Proper settlement of the sale of energy surplus from own photovoltaics still raises many doubts. Referring to this issue, we will analyze the relevant provisions of the PIT and CIT acts and try to answer the question of whether the sale of energy generates taxable income.
Settlement of the sale of energy surplus from photovoltaics – general principles
Firstly, let’s explain that since April 1, 2022, the mechanism of net-billing applies to the settlement of electricity generated by photovoltaic panels. Net-billing is a cost-based settlement based on the value of energy purchased and delivered. This means that prosumers will sell the surplus energy fed into the grid at a specified price, and for the energy consumed, they will pay like other consumers.
Let’s recall that a prosumer is an entity that produces electricity from renewable energy sources for its own use. Prosumers therefore generally produce electricity to meet their own needs. At the same time, there may be situations where the volume of electricity produced by a prosumer exceeds their consumption or situations when the amount of energy produced and fed by a prosumer is less than the amount of energy drawn from the grid.
Net-billing assumes that money from the sale of the energy surplus from photovoltaics will be kept in a deposit for a period of 12 months. Thanks to this, the prosumer will be able to pay for the consumed energy.
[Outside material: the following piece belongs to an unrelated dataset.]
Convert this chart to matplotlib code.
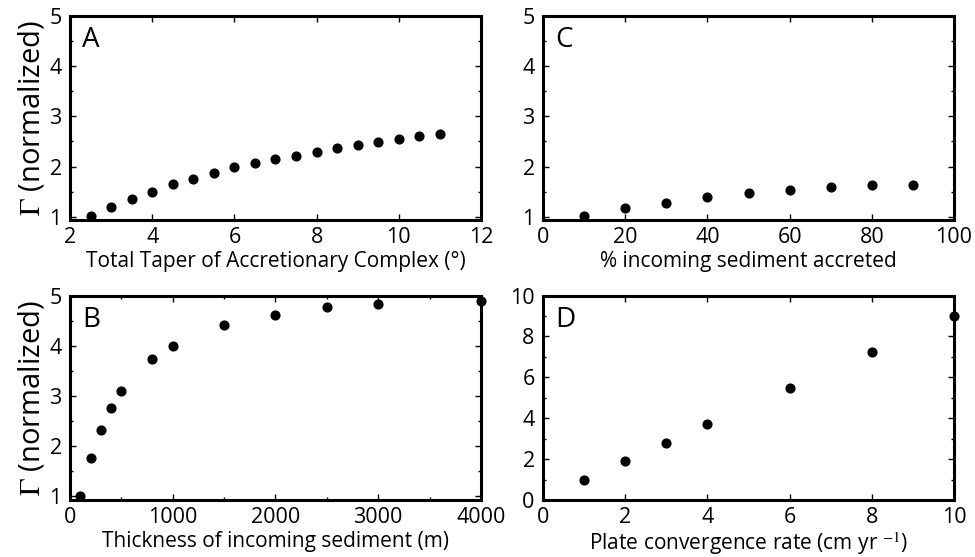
import matplotlib
matplotlib.use("Agg")
import matplotlib.pyplot as plt
from matplotlib.ticker import MultipleLocator

plt.rcParams["font.family"] = ["Open Sans", "DejaVu Sans"]
plt.rcParams["mathtext.fontset"] = "stix"

# Panel A: total taper (deg)
taper = [2.5, 3, 3.5, 4, 4.5, 5, 5.5, 6, 6.5, 7, 7.5, 8, 8.5, 9, 9.5, 10, 10.5, 11]
gamma_taper = [1.01, 1.19, 1.36, 1.50, 1.65, 1.76, 1.88, 1.99, 2.08, 2.16,
               2.22, 2.30, 2.37, 2.43, 2.49, 2.55, 2.60, 2.65]

# Panel B: thickness of incoming sediment (m)
thickness = [100, 200, 300, 400, 500, 800, 1000, 1500, 2000, 2500, 3000, 4000]
gamma_thick = [1.0, 1.75, 2.32, 2.76, 3.10, 3.73, 4.0, 4.41, 4.62, 4.77, 4.84, 4.89]

# Panel C: % sediment accreted
accreted = [10, 20, 30, 40, 50, 60, 70, 80, 90]
gamma_accr = [1.01, 1.17, 1.28, 1.39, 1.48, 1.53, 1.59, 1.63, 1.64]

# Panel D: plate convergence rate (cm/yr)
rate = [1, 2, 3, 4, 6, 8, 10]
gamma_rate = [0.96, 1.89, 2.79, 3.70, 5.48, 7.24, 9.02]

fig = plt.figure(figsize=(9.75, 5.57), dpi=100)

w = 0.4215
h = 0.367
axA = fig.add_axes([0.0718, 0.605, w, h])
axB = fig.add_axes([0.0718, 0.1023, w, h])
axC = fig.add_axes([0.557, 0.605, w, h])
axD = fig.add_axes([0.557, 0.1023, w, h])

panels = [
    (axA, taper, gamma_taper, "A", (2, 12), (0.94, 5), 2, None, 1, 0.5,
     "Total Taper of Accretionary Complex (\u00b0)"),
    (axB, thickness, gamma_thick, "B", (0, 4000), (0.92, 5), 1000, 500, 1, 0.5,
     "Thickness of incoming sediment (m)"),
    (axC, accreted, gamma_accr, "C", (0, 100), (0.94, 5), 20, None, 1, 0.5,
     "% incoming sediment accreted"),
    (axD, rate, gamma_rate, "D", (0, 10), (0, 10), 2, None, 2, 1,
     "Plate convergence rate (cm yr $^{-1}$)"),
]

for ax, x, y, letter, xl, yl, xmaj, xmin, ymaj, ymin, xlabel in panels:
    ax.plot(x, y, "o", color="black", markersize=6.3, clip_on=False, zorder=5)
    ax.set_xlim(*xl)
    ax.set_ylim(*yl)
    ax.xaxis.set_major_locator(MultipleLocator(xmaj))
    if xmin:
        ax.xaxis.set_minor_locator(MultipleLocator(xmin))
    ax.yaxis.set_major_locator(MultipleLocator(ymaj))
    ax.yaxis.set_minor_locator(MultipleLocator(ymin))
    ax.tick_params(which="both", direction="in", top=True, right=True,
                   labelsize=15.5, width=1)
    ax.tick_params(axis="x", pad=5)
    ax.tick_params(axis="y", pad=6)
    ax.tick_params(which="major", length=4)
    ax.tick_params(which="minor", length=2.5)
    for s in ax.spines.values():
        s.set_linewidth(2.2)
    ax.set_xlabel(xlabel, fontsize=15, labelpad=2)
    ax.text(0.03, 0.95, letter, transform=ax.transAxes, fontsize=20,
            ha="left", va="top")

for ax in (axA, axB):
    ax.set_ylabel(r"$\Gamma$ (normalized)", fontsize=21, labelpad=2)

fig.savefig("out.png", dpi=100)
We refer to this deposit as a prosumer deposit.
Settlement of the sale of energy surplus from photovoltaics and the prosumer deposit
For both PIT and CIT taxes, the essence of taxation boils down to income, which is a certain increase in wealth leading to an increase in the taxpayer’s assets. This rule applies to both private individuals and taxpayers engaged in business activities. The difference lies only in the moment of such income arising, because for taxpayers engaged in business activities, income consists of amounts due, even if they have not been actually received.
Based on this, it can already be assumed that the introduction of electricity into the grid and receiving a prosumer deposit in return does not constitute a permanent and definitive gain, because at this stage it is still unknown how the electricity will be settled (the funds remain in the deposit for 12 months).
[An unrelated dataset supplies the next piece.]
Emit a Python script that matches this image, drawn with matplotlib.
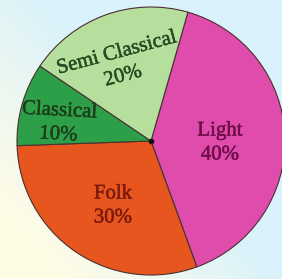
import matplotlib.pyplot as plt
import matplotlib.patheffects as pe
import numpy as np
from matplotlib.colors import to_rgb

categories = ["Light", "Folk", "Classical", "Semi Classical"]
shares = [40, 30, 10, 20]
slice_colors = ["#E04CAC", "#E8561F", "#2E9F49", "#B6DE9C"]
text_colors = ["#6E0E48", "#7E1A0C", "#1C3F1A", "#2A4A22"]

# label anchor (x, y) in pixel-ish coords (y up), rotation in degrees
label_pos = [(220, 136), (113, 73), (59, 156), (120, 214)]
label_rot = [0, 0, -3, 15]

CX, CY, R = 151, 138, 134

fig = plt.figure(figsize=(2.82, 2.79), dpi=100)
ax = fig.add_axes([0, 0, 1, 1])

# soft background: light blue with a cream patch lower left
h, w = 279, 282
yy, xx = np.mgrid[0:h, 0:w]
blue = np.array(to_rgb("#D9F2FB"))
cream = np.array(to_rgb("#FFFCE6"))
t = np.clip(((w - xx) / w) * 1.3 - (yy / h) * 1.1, 0, 1)[..., None]
bg = blue * (1 - t) + cream * t
ax.imshow(bg, extent=(0, 282, 0, 279), origin="lower", zorder=0)

wedges, _ = ax.pie(
    shares,
    colors=slice_colors,
    startangle=74,
    counterclock=False,
    center=(CX, CY),
    radius=R,
    wedgeprops=dict(edgecolor="#4a3030", linewidth=0.8),
    frame=True,
)
ax.set_xlim(0, 282)
ax.set_ylim(0, 279)
ax.set_aspect("equal")
ax.axis("off")
ax.plot(CX, CY, "o", color="#111111", ms=3, zorder=5)

for name, pct, (x, y), rot, col in zip(categories, shares, label_pos, label_rot, text_colors):
    ax.text(
        x, y, f"{name}\n{pct}%",
        ha="center", va="center", rotation=rot, rotation_mode="anchor",
        fontsize=15, family="Liberation Serif", color=col,
        linespacing=1.35, zorder=6,
        path_effects=[pe.withStroke(linewidth=0.35, foreground=col)],
    )

fig.savefig("out.png", dpi=100)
In addition to purely theoretical considerations, we can also point out specific regulations.
According to Art. 2 clause 1 point 9 of the PIT Act, the provisions of the Act do not apply to incomes resulting from the settlements of renewable energy produced by the prosumer, collective renewable energy prosumer, and virtual renewable energy prosumer, as referred to in Art. 4 clause 11 point 2 of the Renewable Energy Sources Act.
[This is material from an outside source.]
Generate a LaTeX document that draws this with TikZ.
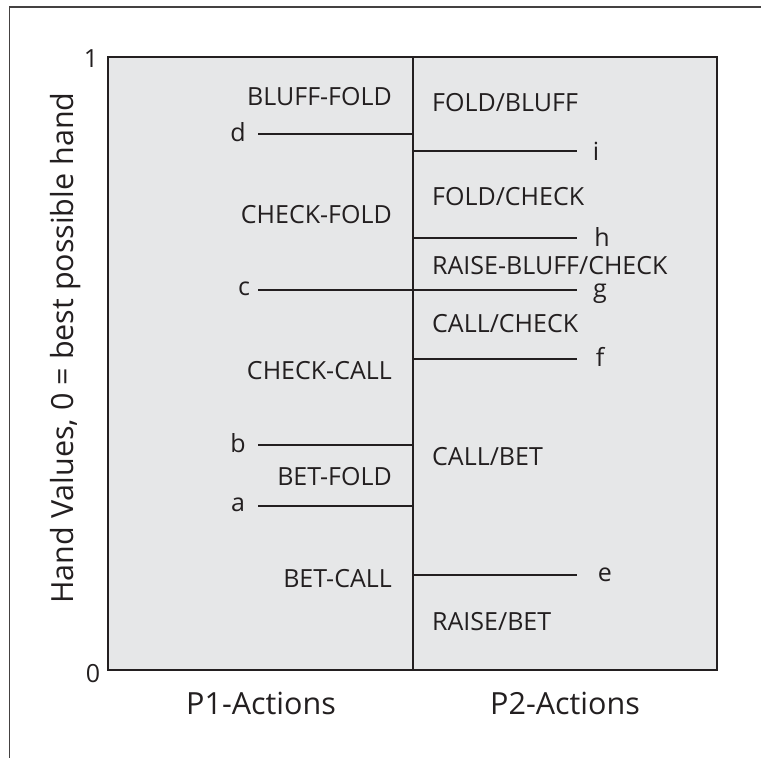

As a result, in terms of PIT tax, incomes from the produced surplus electricity have been explicitly excluded from taxation. According to the wording of Art. 2 clause 1 point 9 of the PIT Act, this provision concerns incomes resulting from the settlement of energy produced by the prosumer. Its scope is therefore not limited, for example, only to the overpayment received by the prosumer due to not utilizing the funds from the prosumer deposit within the following 12 months.